Hay que ser muy lúcido para asumir con una sonrisa que la vida siempre es un fracaso. Por muy larga y creativa que sea, como lo fue la de Andrea Camilleri (1925-2019), siempre acaba con la muerte. Riccardino es el sorprendente testamento con el que el escritor siciliano, después de treinta novelas, decide liquidar a su gran personaje, el comisario Montalbano. La escribió con ochenta años, catorce antes de morir, por lo que no pudo evitar que, a lo largo de esa prórroga vital, su personaje, siguiendo el modelo pirandelliano, se le impusiera y tuviera que escribir unos cuantos relatos más. Sin embargo, Camilleri se cuidó muy mucho de retrasar la publicación de Riccardino hasta el fin de sus días. Tal como había previsto, éste tenía que ser el último Montalbano, su legado literario. Lo acaba de publicar en castellano Salamandra.
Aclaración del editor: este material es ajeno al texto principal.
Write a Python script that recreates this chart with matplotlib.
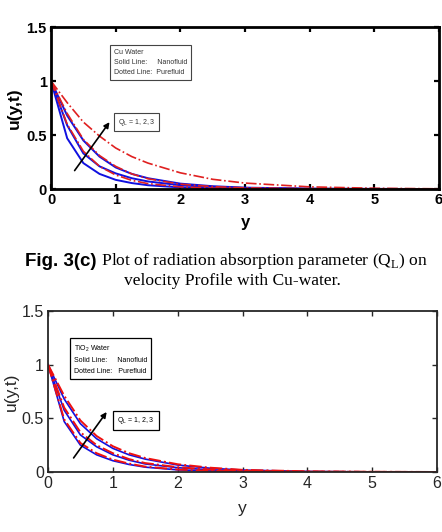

La adaptación televisiva de las novelas protagonizadas por Salvo Montalbano fue, durante décadas, un éxito morrocotudo en Italia. En España, pasó sin pena ni gloria su estreno en La 2. Hasta que, sorpresivamente, en su reposición este año, ha cosechado un éxito sin precedentes en la historia de la cadena. En Riccardino, el Montalbano novelesco se pelea no sólo con el autor, que le importuna por teléfono o por fax, sino que indignado, también se enfrenta a la imagen que la serie televisiva ha creado de él mismo.

Como es bien sabido, Andrea Camilleri bautizó a su comisario como Montalbano, en homenaje a Manuel Vázquez Montalbán, auténtico padre fundador de la novela negra mediterránea. Una onda literaria que va de la Barcelona de Pepe Carvallo, a la Atenas del comisario Jaritos (Petros Markaris), pasando por la Marsella del exinspector Montale (Jean-Claude Izzo) y la Sicilia del propio Montalbano. Cuatro personajes en los que confluye la lucidez de la mirada descreída, la profunda desconfianza del poder, la solidaria benevolencia hacia las clases populares y la pasión por los placeres de la buena mesa.

Camilleri cierra su ciclo dejándonos a un Montalbano que se las tiene que ver con un obispo que lleva en el ADN la memoria de la Santa Inquisición. Un Montalbano que sabe que los curas nunca dicen nada carente de significado. A los que nunca les puedes decir que estás a su disposición porque te joden vivo. Y que, según su naturaleza sacerdotal, piensan como avanzan los cangrejos, de lado. Miembros de una iglesia que desde hace siglos dirige Italia, toleran a la Mafia en connivencia con los políticos católicos, aquí representados por un subsecretario de justicia apellidado Saccomanno, que en italiano significa algo así como un saqueador. Un Montalbano que nota en la boca el regusto amargo de la mantequilla y del pescado podrido, el sabor de la derrota.